TASK OBJECTIVE - Copy the listing below in full and skip every picture.

○ ○ ○ ○ ○

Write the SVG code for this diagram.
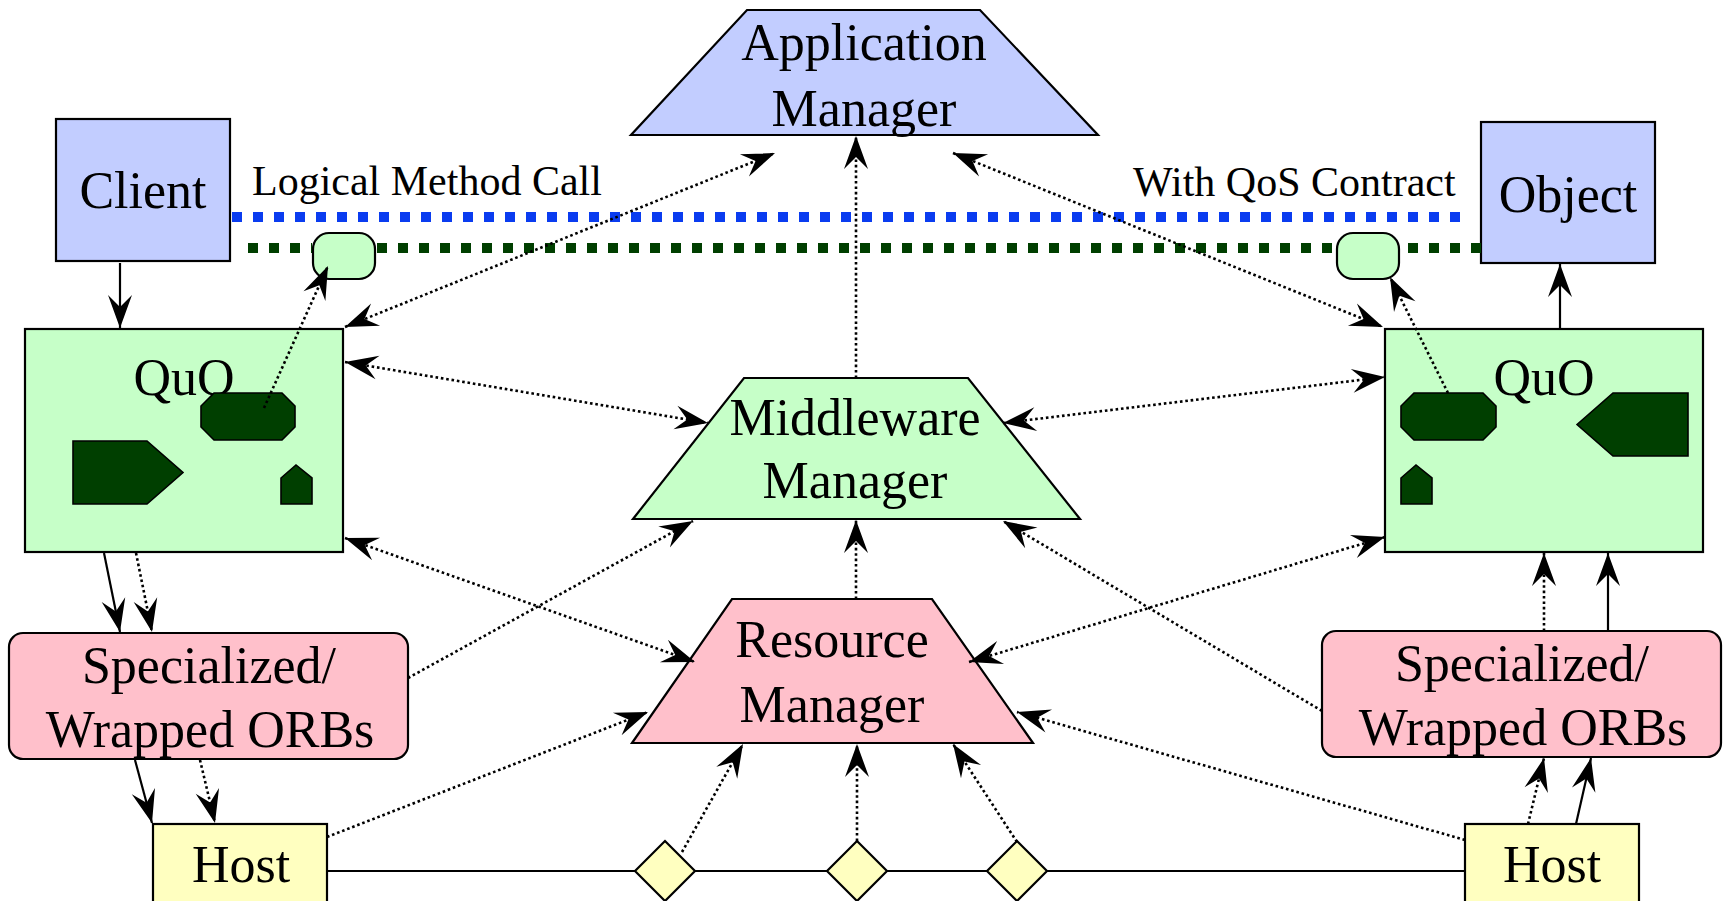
<svg xmlns="http://www.w3.org/2000/svg" width="1724" height="901" viewBox="0 0 1724 901">
  <style>
    .lbl { font-family: "Liberation Serif", "Times New Roman", serif; font-size: 52px; fill: #000; text-anchor: middle; }
    .cap { font-family: "Liberation Serif", "Times New Roman", serif; font-size: 42px; fill: #000; }
    .box { stroke: #000; stroke-width: 2.2; }
    .blue { fill: #c2cdff; }
    .green { fill: #c6ffc8; }
    .pink { fill: #ffc0cb; }
    .yellow { fill: #ffffc0; }
    .dark { fill: #003f00; stroke: #000; stroke-width: 1.6; }
    .solid { fill: none; stroke: #000; stroke-width: 2.2; }
    .dot { fill: none; stroke: #000; stroke-width: 2.6; stroke-dasharray: 2.6 2.8; }
    .one { marker-end: url(#ah); }
    .two { marker-start: url(#ah); marker-end: url(#ah); }
    .qos-b { fill: none; stroke: #0a3cf0; stroke-width: 10; stroke-dasharray: 10 11; }
    .qos-g { fill: none; stroke: #003f00; stroke-width: 10; stroke-dasharray: 10 11; }
  </style>
  <defs>
    <marker id="ah" viewBox="-36 -14 38 28" refX="0" refY="0" markerWidth="38" markerHeight="28" markerUnits="userSpaceOnUse" orient="auto-start-reverse">
      <path d="M0,0 L-33,-12 L-21,0 L-33,12 Z" fill="#000"/>
    </marker>
  </defs>
  <rect width="1724" height="901" fill="#fff"/>

  <g id="application-manager">
    <polygon class="box blue" points="747,10 980,10 1098,135 631,135"/>
    <text class="lbl" x="864" y="60">Application</text>
    <text class="lbl" x="864" y="126">Manager</text>
  </g>

  <g id="client">
    <rect class="box blue" x="56" y="119" width="174" height="142"/>
    <text class="lbl" x="143" y="208">Client</text>
  </g>

  <g id="object">
    <rect class="box blue" x="1481" y="122" width="174" height="141"/>
    <text class="lbl" x="1568" y="212">Object</text>
  </g>

  <g id="contract-left">
    <rect class="box green" x="313" y="233" width="62" height="46" rx="16"/>
  </g>
  <g id="contract-right">
    <rect class="box green" x="1337" y="233" width="62" height="46" rx="16"/>
  </g>

  <g id="quo-left">
    <rect class="box green" x="25" y="329" width="318" height="223"/>
    <text class="lbl" x="184" y="395">QuO</text>
    <polygon class="dark" points="214,393 282,393 295,406 295,427 282,440 214,440 201,427 201,406"/>
    <polygon class="dark" points="73,441 147,441 183,472.5 147,504 73,504"/>
    <polygon class="dark" points="281,478 296,465 312,478 312,504 281,504"/>
  </g>

  <g id="quo-right">
    <rect class="box green" x="1385" y="329" width="318" height="223"/>
    <text class="lbl" x="1544" y="395">QuO</text>
    <polygon class="dark" points="1414,393 1483,393 1496,406 1496,427 1483,440 1414,440 1401,427 1401,406"/>
    <polygon class="dark" points="1577,424.5 1613,393 1688,393 1688,456 1613,456"/>
    <polygon class="dark" points="1401,478 1416,465 1432,478 1432,504 1401,504"/>
  </g>

  <g id="middleware-manager">
    <polygon class="box green" points="744,378 968,378 1080,519 633,519"/>
    <text class="lbl" x="855" y="435">Middleware</text>
    <text class="lbl" x="855" y="498">Manager</text>
  </g>

  <g id="resource-manager">
    <polygon class="box pink" points="732,599 932,599 1033,743 632,743"/>
    <text class="lbl" x="832" y="657">Resource</text>
    <text class="lbl" x="832" y="722">Manager</text>
  </g>

  <g id="orbs-left">
    <rect class="box pink" x="9" y="633" width="399" height="126" rx="14"/>
    <text class="lbl" x="209" y="683">Specialized/</text>
    <text class="lbl" x="210" y="747">Wrapped ORBs</text>
  </g>

  <g id="orbs-right">
    <rect class="box pink" x="1322" y="631" width="399" height="126" rx="14"/>
    <text class="lbl" x="1522" y="681">Specialized/</text>
    <text class="lbl" x="1523" y="745">Wrapped ORBs</text>
  </g>

  <g id="host-left">
    <rect class="box yellow" x="153" y="824" width="174" height="100"/>
    <text class="lbl" x="241" y="882">Host</text>
  </g>

  <g id="host-right">
    <rect class="box yellow" x="1465" y="824" width="174" height="100"/>
    <text class="lbl" x="1552" y="882">Host</text>
  </g>

  <g id="link-1">
    <polygon class="box yellow" points="665,841 695,871 665,901 635,871"/>
  </g>
  <g id="link-2">
    <polygon class="box yellow" points="857,841 887,871 857,901 827,871"/>
  </g>
  <g id="link-3">
    <polygon class="box yellow" points="1017,841 1047,871 1017,901 987,871"/>
  </g>

  <text class="cap" x="252" y="195">Logical Method Call</text>
  <text class="cap" x="1133" y="196">With QoS Contract</text>

  <g id="connectors">
    <!-- logical call and QoS contract lines -->
    <line class="qos-b" x1="232" y1="217" x2="1464" y2="217"/>
    <line class="qos-g" x1="248" y1="248" x2="312" y2="248"/>
    <line class="qos-g" x1="377" y1="248" x2="1336" y2="248"/>
    <line class="qos-g" x1="1408" y1="248" x2="1481" y2="248"/>

    <!-- network between hosts -->
    <line class="solid" x1="327" y1="871" x2="635" y2="871"/>
    <line class="solid" x1="695" y1="871" x2="827" y2="871"/>
    <line class="solid" x1="887" y1="871" x2="987" y2="871"/>
    <line class="solid" x1="1047" y1="871" x2="1465" y2="871"/>

    <!-- solid call path -->
    <line class="solid one" x1="120" y1="263" x2="120" y2="328"/>
    <line class="solid one" x1="1560" y1="329" x2="1560" y2="264"/>
    <line class="solid one" x1="104" y1="553" x2="120" y2="632"/>
    <line class="solid one" x1="135" y1="760" x2="152" y2="823"/>
    <line class="solid one" x1="1576" y1="824" x2="1591" y2="758"/>
    <line class="solid one" x1="1608" y1="631" x2="1608" y2="553"/>

    <!-- dotted control path -->
    <line class="dot one" x1="136" y1="553" x2="152" y2="632"/>
    <line class="dot one" x1="200" y1="760" x2="215" y2="823"/>
    <line class="dot one" x1="1528" y1="824" x2="1544" y2="758"/>
    <line class="dot one" x1="1544" y1="631" x2="1544" y2="553"/>

    <line class="dot one" x1="264" y1="408" x2="328" y2="266"/>
    <line class="dot one" x1="1448" y1="393" x2="1390" y2="277"/>

    <line class="dot two" x1="345" y1="327" x2="775" y2="153"/>
    <line class="dot two" x1="345" y1="362" x2="708" y2="423"/>
    <line class="dot two" x1="345" y1="538" x2="695" y2="662"/>
    <line class="dot two" x1="953" y1="153" x2="1383" y2="327"/>
    <line class="dot two" x1="1003" y1="423" x2="1385" y2="377"/>
    <line class="dot two" x1="969" y1="662" x2="1385" y2="537"/>

    <line class="dot one" x1="856" y1="378" x2="856" y2="136"/>
    <line class="dot one" x1="856" y1="599" x2="856" y2="520"/>
    <line class="dot one" x1="408" y1="678" x2="693" y2="521"/>
    <line class="dot one" x1="1322" y1="711" x2="1003" y2="521"/>
    <line class="dot one" x1="327" y1="837" x2="648" y2="712"/>
    <line class="dot one" x1="1465" y1="840" x2="1017" y2="712"/>
    <line class="dot one" x1="682" y1="852" x2="743" y2="744"/>
    <line class="dot one" x1="857" y1="841" x2="857" y2="744"/>
    <line class="dot one" x1="1017" y1="842" x2="953" y2="744"/>
  </g>
</svg>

○ ○ ○ ○ ○

TASK RESPONSE -
Write the SVG code for this diagram.
<svg xmlns="http://www.w3.org/2000/svg" width="1724" height="901" viewBox="0 0 1724 901">
  <style>
    .lbl { font-family: "Liberation Serif", "Times New Roman", serif; font-size: 52px; fill: #000; text-anchor: middle; }
    .cap { font-family: "Liberation Serif", "Times New Roman", serif; font-size: 42px; fill: #000; }
    .box { stroke: #000; stroke-width: 2.2; }
    .blue { fill: #c2cdff; }
    .green { fill: #c6ffc8; }
    .pink { fill: #ffc0cb; }
    .yellow { fill: #ffffc0; }
    .dark { fill: #003f00; stroke: #000; stroke-width: 1.6; }
    .solid { fill: none; stroke: #000; stroke-width: 2.2; }
    .dot { fill: none; stroke: #000; stroke-width: 2.6; stroke-dasharray: 2.6 2.8; }
    .one { marker-end: url(#ah); }
    .two { marker-start: url(#ah); marker-end: url(#ah); }
    .qos-b { fill: none; stroke: #0a3cf0; stroke-width: 10; stroke-dasharray: 10 11; }
    .qos-g { fill: none; stroke: #003f00; stroke-width: 10; stroke-dasharray: 10 11; }
  </style>
  <defs>
    <marker id="ah" viewBox="-36 -14 38 28" refX="0" refY="0" markerWidth="38" markerHeight="28" markerUnits="userSpaceOnUse" orient="auto-start-reverse">
      <path d="M0,0 L-33,-12 L-21,0 L-33,12 Z" fill="#000"/>
    </marker>
  </defs>
  <rect width="1724" height="901" fill="#fff"/>

  <g id="application-manager">
    <polygon class="box blue" points="747,10 980,10 1098,135 631,135"/>
    <text class="lbl" x="864" y="60">Application</text>
    <text class="lbl" x="864" y="126">Manager</text>
  </g>

  <g id="client">
    <rect class="box blue" x="56" y="119" width="174" height="142"/>
    <text class="lbl" x="143" y="208">Client</text>
  </g>

  <g id="object">
    <rect class="box blue" x="1481" y="122" width="174" height="141"/>
    <text class="lbl" x="1568" y="212">Object</text>
  </g>

  <g id="contract-left">
    <rect class="box green" x="313" y="233" width="62" height="46" rx="16"/>
  </g>
  <g id="contract-right">
    <rect class="box green" x="1337" y="233" width="62" height="46" rx="16"/>
  </g>

  <g id="quo-left">
    <rect class="box green" x="25" y="329" width="318" height="223"/>
    <text class="lbl" x="184" y="395">QuO</text>
    <polygon class="dark" points="214,393 282,393 295,406 295,427 282,440 214,440 201,427 201,406"/>
    <polygon class="dark" points="73,441 147,441 183,472.5 147,504 73,504"/>
    <polygon class="dark" points="281,478 296,465 312,478 312,504 281,504"/>
  </g>

  <g id="quo-right">
    <rect class="box green" x="1385" y="329" width="318" height="223"/>
    <text class="lbl" x="1544" y="395">QuO</text>
    <polygon class="dark" points="1414,393 1483,393 1496,406 1496,427 1483,440 1414,440 1401,427 1401,406"/>
    <polygon class="dark" points="1577,424.5 1613,393 1688,393 1688,456 1613,456"/>
    <polygon class="dark" points="1401,478 1416,465 1432,478 1432,504 1401,504"/>
  </g>

  <g id="middleware-manager">
    <polygon class="box green" points="744,378 968,378 1080,519 633,519"/>
    <text class="lbl" x="855" y="435">Middleware</text>
    <text class="lbl" x="855" y="498">Manager</text>
  </g>

  <g id="resource-manager">
    <polygon class="box pink" points="732,599 932,599 1033,743 632,743"/>
    <text class="lbl" x="832" y="657">Resource</text>
    <text class="lbl" x="832" y="722">Manager</text>
  </g>

  <g id="orbs-left">
    <rect class="box pink" x="9" y="633" width="399" height="126" rx="14"/>
    <text class="lbl" x="209" y="683">Specialized/</text>
    <text class="lbl" x="210" y="747">Wrapped ORBs</text>
  </g>

  <g id="orbs-right">
    <rect class="box pink" x="1322" y="631" width="399" height="126" rx="14"/>
    <text class="lbl" x="1522" y="681">Specialized/</text>
    <text class="lbl" x="1523" y="745">Wrapped ORBs</text>
  </g>

  <g id="host-left">
    <rect class="box yellow" x="153" y="824" width="174" height="100"/>
    <text class="lbl" x="241" y="882">Host</text>
  </g>

  <g id="host-right">
    <rect class="box yellow" x="1465" y="824" width="174" height="100"/>
    <text class="lbl" x="1552" y="882">Host</text>
  </g>

  <g id="link-1">
    <polygon class="box yellow" points="665,841 695,871 665,901 635,871"/>
  </g>
  <g id="link-2">
    <polygon class="box yellow" points="857,841 887,871 857,901 827,871"/>
  </g>
  <g id="link-3">
    <polygon class="box yellow" points="1017,841 1047,871 1017,901 987,871"/>
  </g>

  <text class="cap" x="252" y="195">Logical Method Call</text>
  <text class="cap" x="1133" y="196">With QoS Contract</text>

  <g id="connectors">
    <!-- logical call and QoS contract lines -->
    <line class="qos-b" x1="232" y1="217" x2="1464" y2="217"/>
    <line class="qos-g" x1="248" y1="248" x2="312" y2="248"/>
    <line class="qos-g" x1="377" y1="248" x2="1336" y2="248"/>
    <line class="qos-g" x1="1408" y1="248" x2="1481" y2="248"/>

    <!-- network between hosts -->
    <line class="solid" x1="327" y1="871" x2="635" y2="871"/>
    <line class="solid" x1="695" y1="871" x2="827" y2="871"/>
    <line class="solid" x1="887" y1="871" x2="987" y2="871"/>
    <line class="solid" x1="1047" y1="871" x2="1465" y2="871"/>

    <!-- solid call path -->
    <line class="solid one" x1="120" y1="263" x2="120" y2="328"/>
    <line class="solid one" x1="1560" y1="329" x2="1560" y2="264"/>
    <line class="solid one" x1="104" y1="553" x2="120" y2="632"/>
    <line class="solid one" x1="135" y1="760" x2="152" y2="823"/>
    <line class="solid one" x1="1576" y1="824" x2="1591" y2="758"/>
    <line class="solid one" x1="1608" y1="631" x2="1608" y2="553"/>

    <!-- dotted control path -->
    <line class="dot one" x1="136" y1="553" x2="152" y2="632"/>
    <line class="dot one" x1="200" y1="760" x2="215" y2="823"/>
    <line class="dot one" x1="1528" y1="824" x2="1544" y2="758"/>
    <line class="dot one" x1="1544" y1="631" x2="1544" y2="553"/>

    <line class="dot one" x1="264" y1="408" x2="328" y2="266"/>
    <line class="dot one" x1="1448" y1="393" x2="1390" y2="277"/>

    <line class="dot two" x1="345" y1="327" x2="775" y2="153"/>
    <line class="dot two" x1="345" y1="362" x2="708" y2="423"/>
    <line class="dot two" x1="345" y1="538" x2="695" y2="662"/>
    <line class="dot two" x1="953" y1="153" x2="1383" y2="327"/>
    <line class="dot two" x1="1003" y1="423" x2="1385" y2="377"/>
    <line class="dot two" x1="969" y1="662" x2="1385" y2="537"/>

    <line class="dot one" x1="856" y1="378" x2="856" y2="136"/>
    <line class="dot one" x1="856" y1="599" x2="856" y2="520"/>
    <line class="dot one" x1="408" y1="678" x2="693" y2="521"/>
    <line class="dot one" x1="1322" y1="711" x2="1003" y2="521"/>
    <line class="dot one" x1="327" y1="837" x2="648" y2="712"/>
    <line class="dot one" x1="1465" y1="840" x2="1017" y2="712"/>
    <line class="dot one" x1="682" y1="852" x2="743" y2="744"/>
    <line class="dot one" x1="857" y1="841" x2="857" y2="744"/>
    <line class="dot one" x1="1017" y1="842" x2="953" y2="744"/>
  </g>
</svg>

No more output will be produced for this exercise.